------ Data section
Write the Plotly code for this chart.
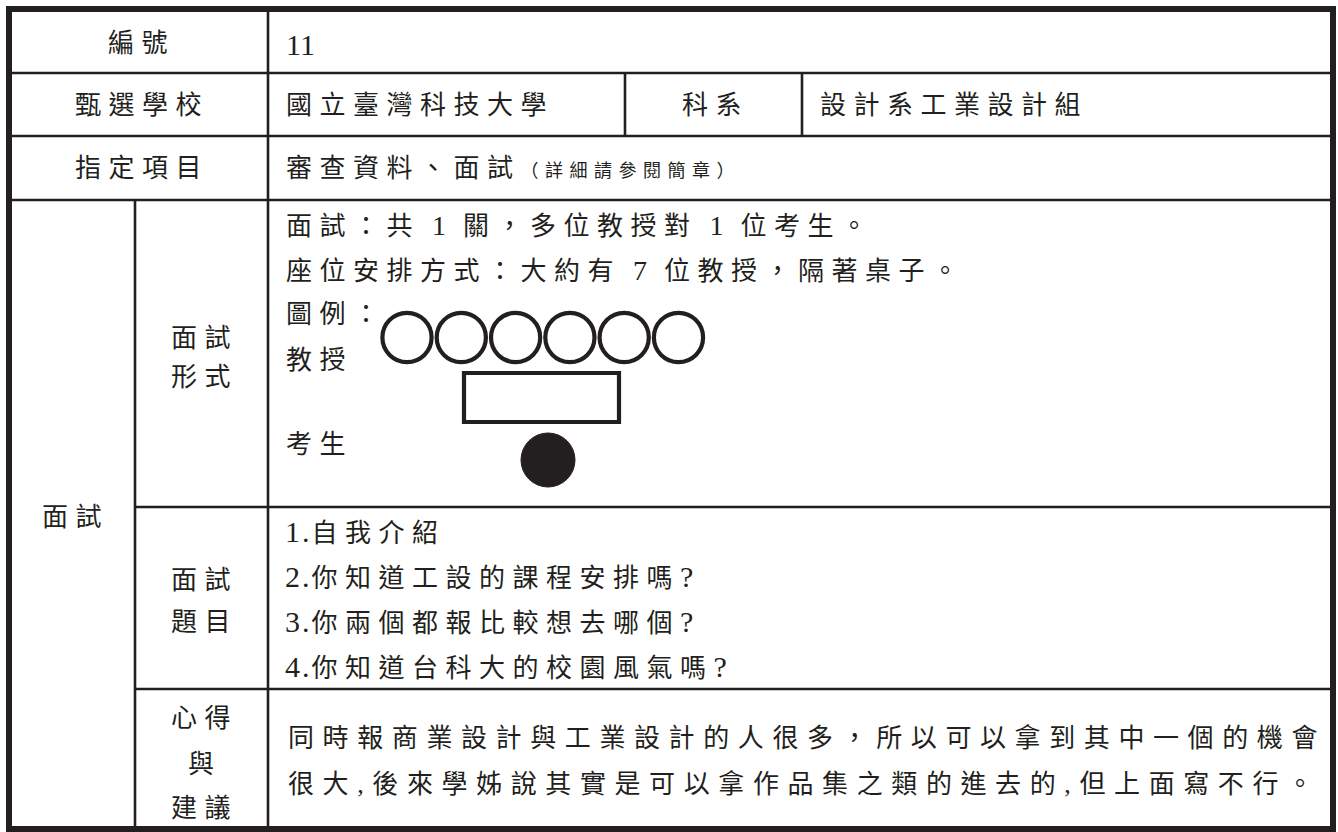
import plotly.graph_objects as go

# ---- content (text data of the form) ----
header_labels = ["編號", "甄選學校", "指定項目"]
record_number = "11"
school = "國立臺灣科技大學"
dept_label = "科系"
department = "設計系工業設計組"
required_items = "審查資料、面試"
required_note = "（詳細請參閱簡章）"
section_label = "面試"
sub_labels = [["面試", "形式"], ["面試", "題目"], ["心得", "與", "建議"]]
format_lines = ["面試：共 1 關，多位教授對 1 位考生。",
                "座位安排方式：大約有 7 位教授，隔著桌子。",
                "圖例："]
legend_labels = ["教授", "考生"]
professor_seats = 6
questions = ["1.自我介紹",
             "2.你知道工設的課程安排嗎?",
             "3.你兩個都報比較想去哪個?",
             "4.你知道台科大的校園風氣嗎?"]
reflection_lines = ["同時報商業設計與工業設計的人很多，所以可以拿到其中一個的機會",
                    "很大,後來學姊說其實是可以拿作品集之類的進去的,但上面寫不行。"]

# ---- layout constants (pixel grid) ----
W, H = 1338, 832
INK = "#231f20"
FONT = "Liberation Serif, Noto Sans CJK TC, Noto Sans CJK JP, serif"
FS = 26
LS = 7.5

L, R, T, B = 9, 1333, 9, 829
col1, col2 = 135, 268
row_y = [73, 136, 200]
sub_row_y = [507, 689]
dept_x = [625, 802]

fig = go.Figure()
shapes = []
annotations = []


def rich(s, ls_cjk=LS, ls_other=2.5, other_size=None):
    runs = []
    for ch in s:
        c = ord(ch) >= 0x2E80
        if runs and runs[-1][0] == c:
            runs[-1][1] += ch
        else:
            runs.append([c, ch])
    out = []
    for c, t in runs:
        if c:
            out.append(f'<span style="letter-spacing:{ls_cjk}px">{t}</span>')
        else:
            fs = f"font-size:{other_size}px;" if other_size else ""
            out.append(f'<span style="{fs}letter-spacing:{ls_other}px">{t}</span>')
    return "".join(out)


def line(x0, y0, x1, y1, w=2.6):
    shapes.append(dict(type="line", x0=x0, y0=y0, x1=x1, y1=y1, xref="x", yref="y",
                       line=dict(color=INK, width=w)))


def text(x, y, s, anchor="center", size=FS, ls=LS, ls_other=2.5, other_size=None):
    annotations.append(dict(x=x, y=y, xref="x", yref="y", showarrow=False,
                            xanchor=anchor, yanchor="middle",
                            text=rich(s, ls, ls_other, other_size),
                            font=dict(family=FONT, size=size, color=INK)))


# grid lines
for y in row_y:
    line(L, y, R, y)
for y in sub_row_y:
    line(col1, y, R, y)
line(col2, T, col2, B)
line(col1, row_y[2], col1, B)
for x in dept_x:
    line(x, row_y[0], x, row_y[1])

# outer border
shapes.append(dict(type="rect", x0=L, y0=T, x1=R, y1=B, xref="x", yref="y",
                   line=dict(color=INK, width=6)))

# header rows
label_cx = (L + col2) / 2 + 3
for lab, y in zip(header_labels, [43, 105, 168]):
    text(label_cx, y, lab)
text(284, 44, record_number, anchor="left", size=30, ls=0, ls_other=0)
text(284, 105, school, anchor="left")
text((dept_x[0] + dept_x[1]) / 2 + 2, 105, dept_label)
text(818, 105, department, anchor="left")
annotations.append(dict(
    x=284, y=168, xref="x", yref="y", showarrow=False, xanchor="left", yanchor="middle",
    text=(rich(required_items) +
          f'<span style="font-size:18px;letter-spacing:6.5px">{required_note}</span>'),
    font=dict(family=FONT, size=FS, color=INK)))

# section label
text((L + col1) / 2 + 3, 517, section_label)

# sub labels
sub_cx = (col1 + col2) / 2 + 3
for labs, ys in zip(sub_labels, [[338, 377], [580, 622], [718, 764, 808]]):
    for lab, y in zip(labs, ys):
        text(sub_cx, y, lab)

# interview format text
for s, y in zip(format_lines, [225, 270, 314]):
    text(284, y, s, anchor="left", ls_other=5, other_size=28)
for s, y in zip(legend_labels, [360, 444]):
    text(284, y, s, anchor="left")

# legend drawing: professors (hollow), table, candidate (filled)
seat_x0, seat_pitch, seat_r, seat_y = 381, 54.3, 24.6, 337.5
for i in range(professor_seats):
    cx = seat_x0 + 26 + i * seat_pitch
    shapes.append(dict(type="circle", xref="x", yref="y",
                       x0=cx - seat_r, x1=cx + seat_r,
                       y0=seat_y - seat_r, y1=seat_y + seat_r,
                       line=dict(color=INK, width=4.2)))
shapes.append(dict(type="rect", xref="x", yref="y", x0=464, x1=619, y0=373, y1=422,
                   line=dict(color=INK, width=4.2)))
shapes.append(dict(type="circle", xref="x", yref="y", x0=521, x1=575, y0=433, y1=487,
                   fillcolor=INK, line=dict(color=INK, width=1)))

# questions
for s, y in zip(questions, [531, 576, 621, 666]):
    text(283, y, s, anchor="left", ls_other=2, other_size=30)

# reflections
for s, y in zip(reflection_lines, [738, 784]):
    text(286, y, s, anchor="left", ls=8.6, ls_other=8.6)

fig.update_layout(
    width=W, height=H, margin=dict(l=0, r=0, t=0, b=0),
    paper_bgcolor="white", plot_bgcolor="white",
    xaxis=dict(range=[0, W], visible=False, fixedrange=True),
    yaxis=dict(range=[H, 0], visible=False, fixedrange=True),
    shapes=shapes, annotations=annotations, showlegend=False,
)
fig.write_html(
    "out.html",
    config={"displayModeBar": False, "staticPlot": True},
    post_script="document.body.style.margin='0px';document.body.style.overflow='hidden';",
)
------------
Your objective
Leave out the pictures and retype every line above exactly.

Result of the task
Write the Plotly code for this chart.
import plotly.graph_objects as go

# ---- content (text data of the form) ----
header_labels = ["編號", "甄選學校", "指定項目"]
record_number = "11"
school = "國立臺灣科技大學"
dept_label = "科系"
department = "設計系工業設計組"
required_items = "審查資料、面試"
required_note = "（詳細請參閱簡章）"
section_label = "面試"
sub_labels = [["面試", "形式"], ["面試", "題目"], ["心得", "與", "建議"]]
format_lines = ["面試：共 1 關，多位教授對 1 位考生。",
                "座位安排方式：大約有 7 位教授，隔著桌子。",
                "圖例："]
legend_labels = ["教授", "考生"]
professor_seats = 6
questions = ["1.自我介紹",
             "2.你知道工設的課程安排嗎?",
             "3.你兩個都報比較想去哪個?",
             "4.你知道台科大的校園風氣嗎?"]
reflection_lines = ["同時報商業設計與工業設計的人很多，所以可以拿到其中一個的機會",
                    "很大,後來學姊說其實是可以拿作品集之類的進去的,但上面寫不行。"]

# ---- layout constants (pixel grid) ----
W, H = 1338, 832
INK = "#231f20"
FONT = "Liberation Serif, Noto Sans CJK TC, Noto Sans CJK JP, serif"
FS = 26
LS = 7.5

L, R, T, B = 9, 1333, 9, 829
col1, col2 = 135, 268
row_y = [73, 136, 200]
sub_row_y = [507, 689]
dept_x = [625, 802]

fig = go.Figure()
shapes = []
annotations = []


def rich(s, ls_cjk=LS, ls_other=2.5, other_size=None):
    runs = []
    for ch in s:
        c = ord(ch) >= 0x2E80
        if runs and runs[-1][0] == c:
            runs[-1][1] += ch
        else:
            runs.append([c, ch])
    out = []
    for c, t in runs:
        if c:
            out.append(f'<span style="letter-spacing:{ls_cjk}px">{t}</span>')
        else:
            fs = f"font-size:{other_size}px;" if other_size else ""
            out.append(f'<span style="{fs}letter-spacing:{ls_other}px">{t}</span>')
    return "".join(out)


def line(x0, y0, x1, y1, w=2.6):
    shapes.append(dict(type="line", x0=x0, y0=y0, x1=x1, y1=y1, xref="x", yref="y",
                       line=dict(color=INK, width=w)))


def text(x, y, s, anchor="center", size=FS, ls=LS, ls_other=2.5, other_size=None):
    annotations.append(dict(x=x, y=y, xref="x", yref="y", showarrow=False,
                            xanchor=anchor, yanchor="middle",
                            text=rich(s, ls, ls_other, other_size),
                            font=dict(family=FONT, size=size, color=INK)))


# grid lines
for y in row_y:
    line(L, y, R, y)
for y in sub_row_y:
    line(col1, y, R, y)
line(col2, T, col2, B)
line(col1, row_y[2], col1, B)
for x in dept_x:
    line(x, row_y[0], x, row_y[1])

# outer border
shapes.append(dict(type="rect", x0=L, y0=T, x1=R, y1=B, xref="x", yref="y",
                   line=dict(color=INK, width=6)))

# header rows
label_cx = (L + col2) / 2 + 3
for lab, y in zip(header_labels, [43, 105, 168]):
    text(label_cx, y, lab)
text(284, 44, record_number, anchor="left", size=30, ls=0, ls_other=0)
text(284, 105, school, anchor="left")
text((dept_x[0] + dept_x[1]) / 2 + 2, 105, dept_label)
text(818, 105, department, anchor="left")
annotations.append(dict(
    x=284, y=168, xref="x", yref="y", showarrow=False, xanchor="left", yanchor="middle",
    text=(rich(required_items) +
          f'<span style="font-size:18px;letter-spacing:6.5px">{required_note}</span>'),
    font=dict(family=FONT, size=FS, color=INK)))

# section label
text((L + col1) / 2 + 3, 517, section_label)

# sub labels
sub_cx = (col1 + col2) / 2 + 3
for labs, ys in zip(sub_labels, [[338, 377], [580, 622], [718, 764, 808]]):
    for lab, y in zip(labs, ys):
        text(sub_cx, y, lab)

# interview format text
for s, y in zip(format_lines, [225, 270, 314]):
    text(284, y, s, anchor="left", ls_other=5, other_size=28)
for s, y in zip(legend_labels, [360, 444]):
    text(284, y, s, anchor="left")

# legend drawing: professors (hollow), table, candidate (filled)
seat_x0, seat_pitch, seat_r, seat_y = 381, 54.3, 24.6, 337.5
for i in range(professor_seats):
    cx = seat_x0 + 26 + i * seat_pitch
    shapes.append(dict(type="circle", xref="x", yref="y",
                       x0=cx - seat_r, x1=cx + seat_r,
                       y0=seat_y - seat_r, y1=seat_y + seat_r,
                       line=dict(color=INK, width=4.2)))
shapes.append(dict(type="rect", xref="x", yref="y", x0=464, x1=619, y0=373, y1=422,
                   line=dict(color=INK, width=4.2)))
shapes.append(dict(type="circle", xref="x", yref="y", x0=521, x1=575, y0=433, y1=487,
                   fillcolor=INK, line=dict(color=INK, width=1)))

# questions
for s, y in zip(questions, [531, 576, 621, 666]):
    text(283, y, s, anchor="left", ls_other=2, other_size=30)

# reflections
for s, y in zip(reflection_lines, [738, 784]):
    text(286, y, s, anchor="left", ls=8.6, ls_other=8.6)

fig.update_layout(
    width=W, height=H, margin=dict(l=0, r=0, t=0, b=0),
    paper_bgcolor="white", plot_bgcolor="white",
    xaxis=dict(range=[0, W], visible=False, fixedrange=True),
    yaxis=dict(range=[H, 0], visible=False, fixedrange=True),
    shapes=shapes, annotations=annotations, showlegend=False,
)
fig.write_html(
    "out.html",
    config={"displayModeBar": False, "staticPlot": True},
    post_script="document.body.style.margin='0px';document.body.style.overflow='hidden';",
)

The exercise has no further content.